Ben çikolata istiyorum = I want chocolate *now* (give me chocolate)
Ben çikolata isterim = I *always*  want chocolate (including now)


----------



## Arabus

It seems that _ister _can also be used as a future tense, so _çikolata ister misin?_ does not mean "do you always want chocolate" but rather it means "will you have chocolate (now)?"


----------



## stonerain

Hello,

I have never used or heard that 'isterim'. I don't know which context 
we use 'istemek' in present tense. We rather use, 'istiyorum'. But for
questions, we use. Like your 'çikolata' example 

I don't think 'çikolata ister misin?' has future meaning. It refers 
continuous meaning.

Cheers!


----------



## Arabus

I have noticed also that the -iyor conjugation can be used in place of the -r conjugation.

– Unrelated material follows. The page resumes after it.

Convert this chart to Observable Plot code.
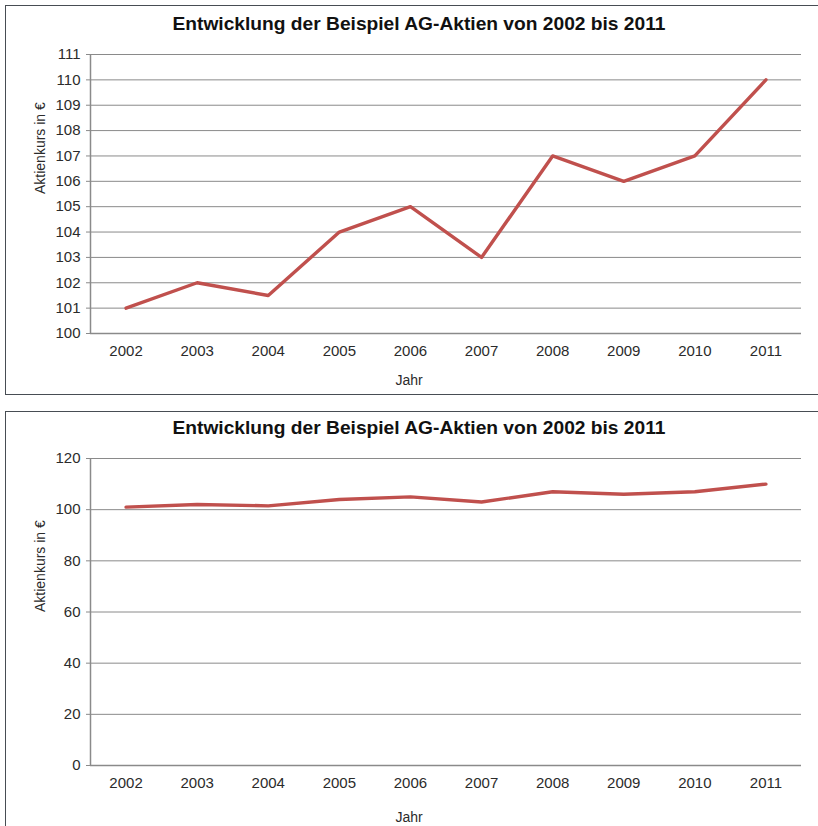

For example, when someone asks _"ne enstrüman çalıyorsın?" _this does not necessarily mean "what instrument are you playing now?" but it can also mean "what instrument do you play?"

So it seems that the use of the -iyor and -r conjugations can interchange sometimes.


----------



## Rallino

The number one mistake that both the learners of Turkish and the Turkish learners of English make is thinking that the English simple present tense equates to the Turkish Aorist, which is more often than not a terribly misguiding oversimplification. A very simple sentence might require different tenses in English and Turkish:
En: _I run every Saturday_.
Tr: _Her cumartesi koşuyorum. (Every Saturday, I'm running.)
_
The Aorist suits best when used as the follow-up of a conditional phrase: _Eğer bu cumartesi yağmur yağmazsa, koşarım. (lit.: If this Saturday it doesn't rain, I run.)

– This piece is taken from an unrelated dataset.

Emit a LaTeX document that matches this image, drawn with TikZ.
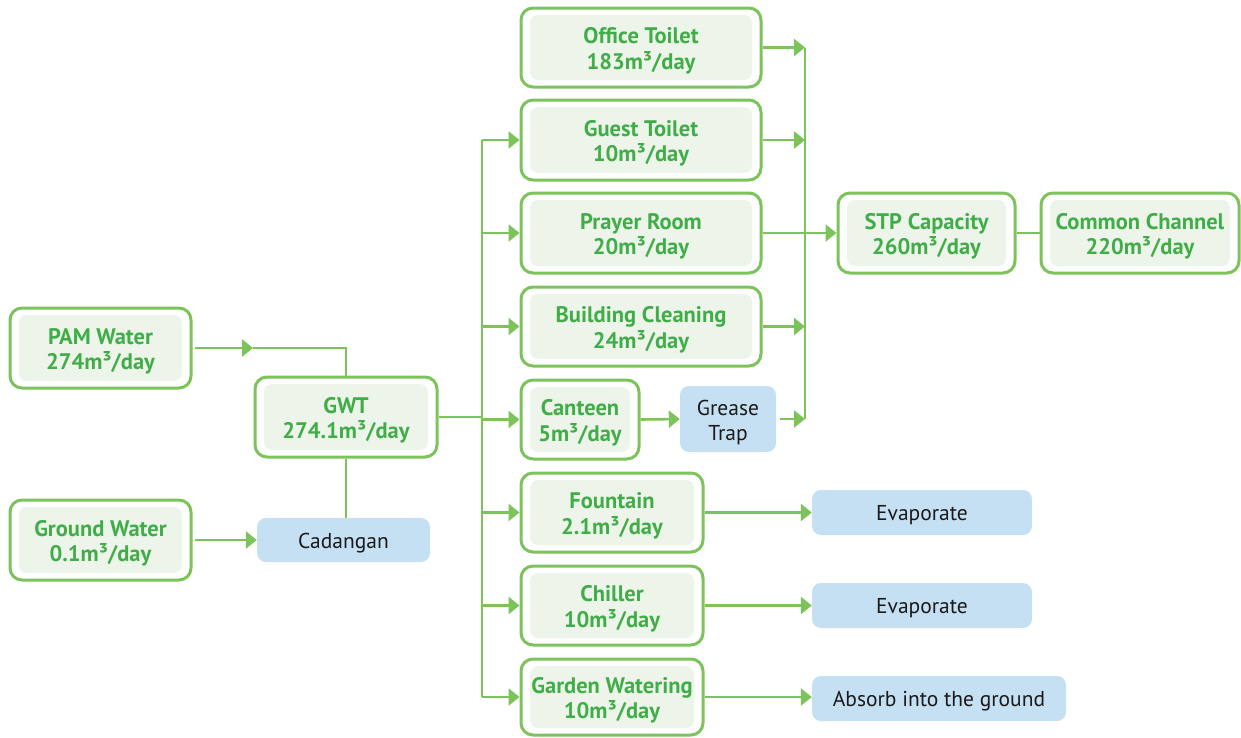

_So, in my mind at least, when someone says _Piyano çalıyorum_, he means he plays it generally. If he says _piyano çalarım_, it's probably used in the sense that: _If need be, I could play the piano. / If you ask for it, I can play for you. / If things go wrong, I could play it._ 

With the same logic, _Ben çikolata istiyorum_ means 'I want chocolate, no matter what. I want it.'; whereas _Çikolata isterim _sounds more like 'I could ask for chocolate if there is any.' / 'If I have the chance, then, yes I want some.'

In fact the future tense (_will_) is a much better match for the aorist. It's used in sudden decisions:
- _Şurayı imzalar mısınız? -- (Could you sign here?)
_- _Tamam, birazdan yaparım. _-- (OK, I'll do it in a minute.)


----------



## Arabus

Thanks.......


----------